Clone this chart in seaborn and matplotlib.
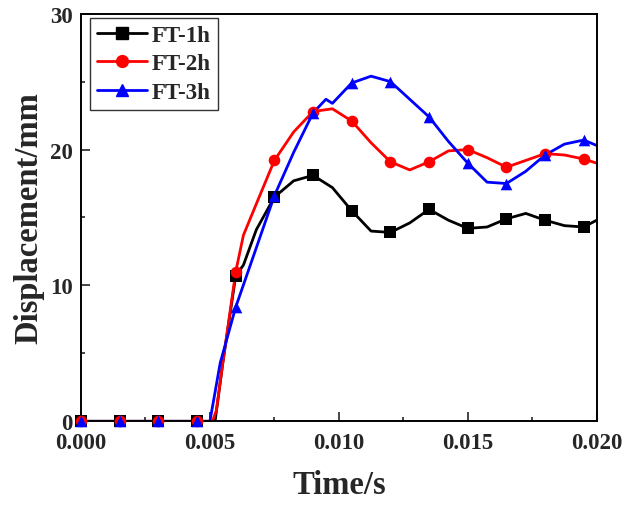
import pandas as pd
import seaborn as sns
import matplotlib.pyplot as plt
from matplotlib.lines import Line2D
from matplotlib.ticker import MultipleLocator, FormatStrFormatter

# marker points
time_marks = [0, 0.0015, 0.003, 0.0045, 0.006, 0.0075, 0.009, 0.0105,
              0.012, 0.0135, 0.015, 0.0165, 0.018, 0.0195]
ft1_marks = [0, 0, 0, 0, 10.7, 16.5, 18.1, 15.5, 13.9, 15.6, 14.2, 14.9, 14.8, 14.3]
ft2_marks = [0, 0, 0, 0, 11.0, 19.2, 22.8, 22.1, 19.1, 19.1, 20.0, 18.7, 19.7, 19.3]
ft3_marks = [0, 0, 0, 0, 8.4, 16.6, 22.7, 24.9, 25.0, 22.4, 19.0, 17.5, 19.6, 20.7]

# curve points
ft1_time = [0, 0.0015, 0.003, 0.0045, 0.0052, 0.0055, 0.006, 0.0063, 0.0068, 0.0075,
            0.00825, 0.009, 0.00975, 0.0105, 0.01125, 0.012, 0.01275, 0.0135, 0.01425,
            0.015, 0.01575, 0.0165, 0.01725, 0.018, 0.01875, 0.0195, 0.020]
ft1_curve = [0, 0, 0, 0, 0, 4.3, 10.7, 11.5, 14.1, 16.5,
             17.7, 18.1, 17.2, 15.5, 14.0, 13.9, 14.6, 15.6, 14.8,
             14.2, 14.3, 14.9, 15.3, 14.8, 14.4, 14.3, 14.8]

ft2_time = [0, 0.0015, 0.003, 0.0045, 0.0051, 0.00525, 0.0055, 0.006, 0.0063, 0.0068,
            0.0075, 0.00825, 0.009, 0.00975, 0.0105, 0.01125, 0.012, 0.01275, 0.0135,
            0.01425, 0.015, 0.01575, 0.0165, 0.01725, 0.018, 0.01875, 0.0195, 0.020]
ft2_curve = [0, 0, 0, 0, 0, 0.8, 4.3, 11.0, 13.7, 16.0,
             19.2, 21.3, 22.8, 23.0, 22.1, 20.5, 19.1, 18.5, 19.1,
             19.9, 20.0, 19.4, 18.7, 19.2, 19.7, 19.6, 19.3, 19.0]

ft3_time = [0, 0.0015, 0.003, 0.0045, 0.005, 0.0054, 0.006, 0.00675, 0.0075, 0.00825,
            0.009, 0.0095, 0.00975, 0.0105, 0.01125, 0.012, 0.01275, 0.0135, 0.01425,
            0.015, 0.01575, 0.0165, 0.01725, 0.018, 0.01875, 0.0195, 0.020]
ft3_curve = [0, 0, 0, 0, 0, 4.3, 8.4, 12.5, 16.6, 19.8,
             22.7, 23.7, 23.4, 24.9, 25.4, 25.0, 23.7, 22.4, 20.6,
             19.0, 17.6, 17.5, 18.4, 19.6, 20.4, 20.7, 20.3]

labels = ["FT-1h", "FT-2h", "FT-3h"]
colors = ["black", "red", "blue"]
markers = ["s", "o", "^"]

sns.set_style("ticks")
plt.rcParams['font.family'] = ['Liberation Serif', 'DejaVu Serif']
plt.rcParams['font.weight'] = 'bold'

fig = plt.figure(figsize=(6.24, 5.06), dpi=100)
ax = fig.add_axes([0.1298, 0.1654, 0.8264, 0.8056])

series = [
    (ft1_time, ft1_curve, ft1_marks),
    (ft2_time, ft2_curve, ft2_marks),
    (ft3_time, ft3_curve, ft3_marks),
]

handles = []
for (t, c, m), lab, col, mk in zip(series, labels, colors, markers):
    sns.lineplot(x=t, y=c, color=col, linewidth=2.0, estimator=None, ax=ax)
    sns.scatterplot(x=time_marks, y=m, color=col, marker=mk, s=70,
                    linewidth=0, ax=ax, zorder=3, clip_on=False)
    handles.append(Line2D([], [], color=col, marker=mk, markersize=8.5,
                          linewidth=2.0, label=lab))

ax.set_xlim(0, 0.020)
ax.set_ylim(0, 30)
ax.xaxis.set_major_locator(MultipleLocator(0.005))
ax.xaxis.set_minor_locator(MultipleLocator(0.0025))
ax.xaxis.set_major_formatter(FormatStrFormatter('%.3f'))
ax.yaxis.set_major_locator(MultipleLocator(10))
ax.yaxis.set_minor_locator(MultipleLocator(5))

ax.tick_params(which='both', direction='in', top=False, right=False,
               width=1.2, labelsize=16.5)
ax.tick_params(axis='x', pad=8)
ax.tick_params(axis='y', pad=6)
ax.tick_params(which='major', length=6.5)
ax.tick_params(which='minor', length=3)
for lab in ax.get_xticklabels() + ax.get_yticklabels():
    lab.set_fontweight('bold')
for sp in ax.spines.values():
    sp.set_linewidth(1.4)
    sp.set_color('black')

ax.set_xlabel("Time/s", fontsize=23.5, fontweight='bold', labelpad=11)
ax.set_ylabel("Displacement/mm", fontsize=23.5, fontweight='bold', labelpad=4)

leg = ax.legend(handles=handles, loc='upper left', bbox_to_anchor=(0.0175, 0.989),
                borderaxespad=0, fancybox=False, frameon=True,
                handlelength=2.2, labelspacing=0.32, borderpad=0.3,
                handletextpad=0.2, prop={'weight': 'bold', 'size': 16.5})
leg.get_frame().set_edgecolor('black')
leg.get_frame().set_linewidth(1.0)

fig.savefig("out.png", dpi=100)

■ ■ ■ ■

> [TASK PROMPT]: Restate the material word for word from its first line through the line containing "19.9, 20.0, 19.4, 18.7, 19.2, 19.7, 19.6, 19.3, 19.0]", both included; the pictures do not belong in it.

> [THE OUTPUT]:
Clone this chart in seaborn and matplotlib.
import pandas as pd
import seaborn as sns
import matplotlib.pyplot as plt
from matplotlib.lines import Line2D
from matplotlib.ticker import MultipleLocator, FormatStrFormatter

# marker points
time_marks = [0, 0.0015, 0.003, 0.0045, 0.006, 0.0075, 0.009, 0.0105,
              0.012, 0.0135, 0.015, 0.0165, 0.018, 0.0195]
ft1_marks = [0, 0, 0, 0, 10.7, 16.5, 18.1, 15.5, 13.9, 15.6, 14.2, 14.9, 14.8, 14.3]
ft2_marks = [0, 0, 0, 0, 11.0, 19.2, 22.8, 22.1, 19.1, 19.1, 20.0, 18.7, 19.7, 19.3]
ft3_marks = [0, 0, 0, 0, 8.4, 16.6, 22.7, 24.9, 25.0, 22.4, 19.0, 17.5, 19.6, 20.7]

# curve points
ft1_time = [0, 0.0015, 0.003, 0.0045, 0.0052, 0.0055, 0.006, 0.0063, 0.0068, 0.0075,
            0.00825, 0.009, 0.00975, 0.0105, 0.01125, 0.012, 0.01275, 0.0135, 0.01425,
            0.015, 0.01575, 0.0165, 0.01725, 0.018, 0.01875, 0.0195, 0.020]
ft1_curve = [0, 0, 0, 0, 0, 4.3, 10.7, 11.5, 14.1, 16.5,
             17.7, 18.1, 17.2, 15.5, 14.0, 13.9, 14.6, 15.6, 14.8,
             14.2, 14.3, 14.9, 15.3, 14.8, 14.4, 14.3, 14.8]

ft2_time = [0, 0.0015, 0.003, 0.0045, 0.0051, 0.00525, 0.0055, 0.006, 0.0063, 0.0068,
            0.0075, 0.00825, 0.009, 0.00975, 0.0105, 0.01125, 0.012, 0.01275, 0.0135,
            0.01425, 0.015, 0.01575, 0.0165, 0.01725, 0.018, 0.01875, 0.0195, 0.020]
ft2_curve = [0, 0, 0, 0, 0, 0.8, 4.3, 11.0, 13.7, 16.0,
             19.2, 21.3, 22.8, 23.0, 22.1, 20.5, 19.1, 18.5, 19.1,
             19.9, 20.0, 19.4, 18.7, 19.2, 19.7, 19.6, 19.3, 19.0]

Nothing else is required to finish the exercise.